Celebrated but Waning Conservation Program Turns 25

   07.18.11

Celebrated but Waning Conservation Program Turns 25

The Conservation Reserve Program turns 25 this year. While there is much to laud about this conservation program that has benefitted ground-nesting birds and other wildlife while safeguarding millions of acres of marginal cropland, it’s a bittersweet celebration.

Though North Dakota gained nearly 132,000 new CRP acres in a March-April signup, contracts involving about 387,000 acres will expire by fall, leaving the state 1 million acres poorer since 2007, when more than 3 million acres blanketed the landscape.

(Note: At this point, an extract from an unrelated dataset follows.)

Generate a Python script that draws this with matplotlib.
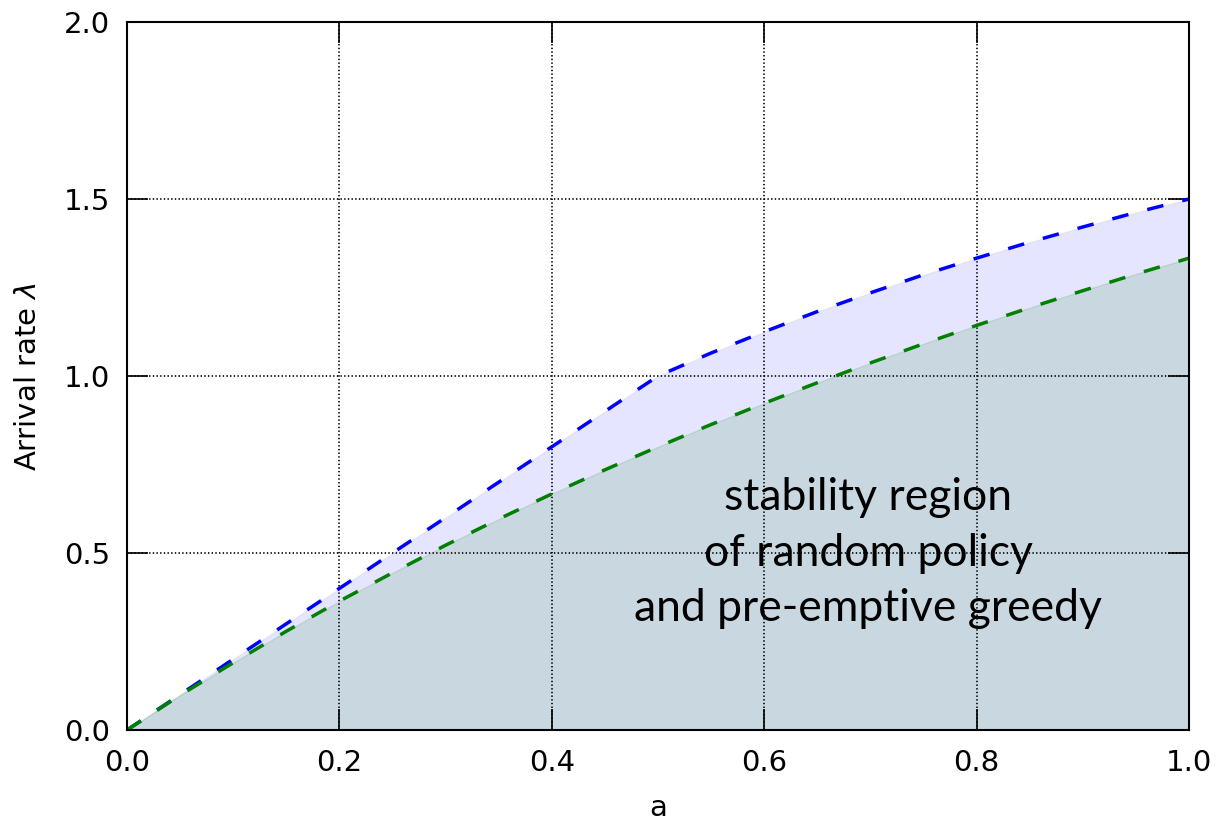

The U.S. Department of Agriculture’s Conservation Reserve Program was signed into law in 1985 to reduce grain surpluses to jumpstart commodity prices, and decrease erosion on marginal croplands. Lands enrolled in CRP are planted in grass and left mostly undisturbed for 10 years or more with periodic management, such has haying or grazing. Landowners receive rental payments and cost-share assistance to participate in the voluntary program.

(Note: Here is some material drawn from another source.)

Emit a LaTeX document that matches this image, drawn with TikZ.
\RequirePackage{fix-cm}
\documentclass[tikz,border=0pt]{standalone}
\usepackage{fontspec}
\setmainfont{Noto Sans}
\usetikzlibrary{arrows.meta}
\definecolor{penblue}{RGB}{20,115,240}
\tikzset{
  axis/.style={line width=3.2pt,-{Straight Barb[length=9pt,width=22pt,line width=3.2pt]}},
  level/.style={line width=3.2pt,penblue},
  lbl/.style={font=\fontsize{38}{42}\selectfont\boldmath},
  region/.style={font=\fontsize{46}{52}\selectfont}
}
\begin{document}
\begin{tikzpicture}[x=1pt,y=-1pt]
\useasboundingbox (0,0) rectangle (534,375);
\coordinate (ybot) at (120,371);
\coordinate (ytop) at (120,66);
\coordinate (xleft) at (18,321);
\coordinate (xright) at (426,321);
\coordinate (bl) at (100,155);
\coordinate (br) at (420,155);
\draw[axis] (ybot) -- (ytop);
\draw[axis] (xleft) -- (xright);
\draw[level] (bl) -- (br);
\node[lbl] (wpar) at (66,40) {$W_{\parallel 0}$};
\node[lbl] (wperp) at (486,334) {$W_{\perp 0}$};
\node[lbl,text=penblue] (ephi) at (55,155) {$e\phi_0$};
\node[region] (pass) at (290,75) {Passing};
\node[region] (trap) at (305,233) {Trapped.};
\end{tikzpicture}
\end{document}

“CRP pretty much did what it was supposed to do,” according to Greg Link, assistant chief of the North Dakota Game and Fish Department’s wildlife division. “Commodity prices gradually improved and soil erosion decreased. We knew it would benefit wildlife if enough landowners enrolled enough acres. As wildlife populations flourished, interest from hunters grew. If anything, the program probably exceeded expectations.”

CRP was at its peak in North Dakota in 2007 when the state had 3.4 million acres of mostly idle grassland. A reduced nationwide cap, cut from 39 million acres to 32 million acres in the 2008 Farm Bill, along with other factors like high commodity prices, high cash rents, and demands for more cropland for food and fuel production, have slowly reduced interest in the program in North Dakota and elsewhere.

With deliberations already underway on a new farm bill, feedback points to an even lower nationwide CRP cap in the future. Once a staple on North Dakota’s landscape, some projections indicate the state will have fewer than 1 million acres by the end of 2013. If that happens, ground-nesting pheasant and duck populations will be hit the hardest.

In the future, Link said, finding places to hunt and finding game to pursue will be much more difficult. As a result, the number of resident and nonresident hunters most likely will decline.

“Unless something changes, the future for the program is not bright,” Link said. “It’s not just the loss of wildlife habitat, but CRP is a major ingredient in the department’s Private Land Open To Sportsmen program, and that will likely shrink because there is no way to have the same quality habitat and the same amount of habitat available without CRP.”